REGINA — The former deputy premier of Saskatchewan has pleaded guilty to impaired driving.
Court heard Don McMorris had more than 2 1/2 times the legal blood alcohol limit in his system when he was pulled over by RCMP last month in a construction zone.
Provincial court Judge Barbara Tomkins fined him $1,820 and suspended his licence for one year.
The Crown was asking for a higher fine, but the judge said McMorris showed genuine remorse and that she was impressed by him saying he was ashamed.
She also said he has already lost credibility with the public.
"I am extremely embarrassed and ashamed of my actions that day.'" —Don McMorris
Court heard that McMorris had been drinking while watching a football game and visiting with an old friend the night before he was stopped by police.
McMorris was a key member of Premier Brad Wall's government and oversaw the province's liquor and gaming authority.
He resigned from cabinet after announcing he'd been charged.

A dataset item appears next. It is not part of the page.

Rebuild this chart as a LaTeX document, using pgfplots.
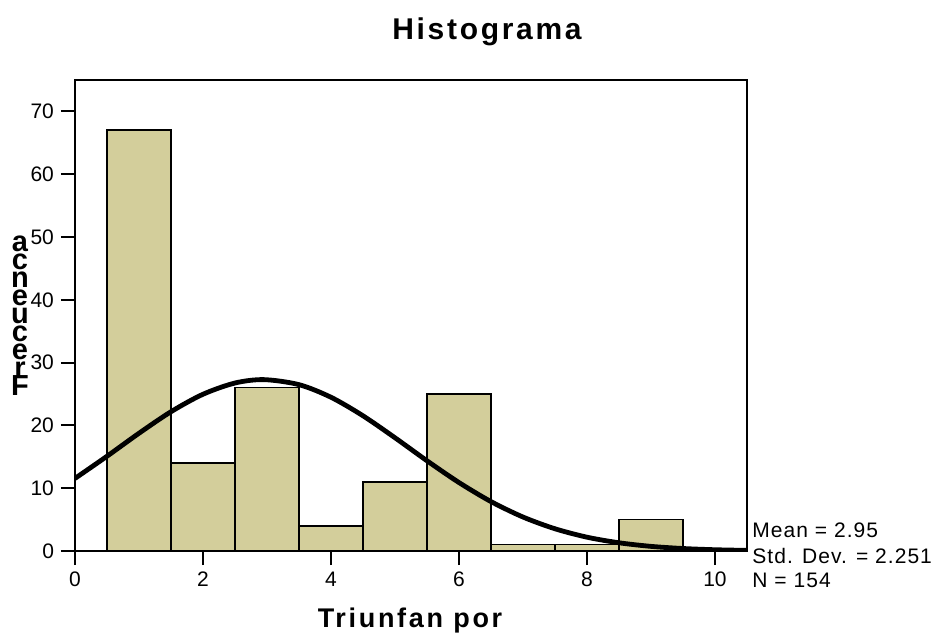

He also left the Saskatchewan Party's caucus while he dealt with the legal aspects of the matter and to seek counselling.
"I am extremely embarrassed and ashamed of my actions that day,'' he said Wednesday.
"One incident is too many, and I'm that one incident.'" —Don McMorris
The day after he was charged, he admitted he should never have been behind the wheel after drinking.
"I know better. I absolutely know better. I take responsibility for my actions,'' he said on Aug. 6.
He pointed out that he had indicated many times that drinking and driving is dangerous, which is why the government strengthened laws and penalties to combat it.
"One incident is too many, and I'm that one incident."
Wall said he was disappointed with McMorris
Wall issued a short statement at the time in which he expressed his disappointment with McMorris.
"Drinking and driving risks and ruins lives and is completely unacceptable,'' Wall said.
McMorris was the minister of Crown investments and was also the minister responsible for Saskatchewan Government Insurance, the government's publicly owned automobile insurer.
In May, the insurer launched an ad campaign against impaired driving, which noted that in 2014 there were more than 1,100 collisions where alcohol or drug use were factors, resulting in 61 deaths and 541 injuries.
McMorris was also overseeing a promise by Wall to privatize some liquor sales. The province announced last November that it was selling 40 of its 75 government-owned liquor outlets and adding 12 private retail stores across the province.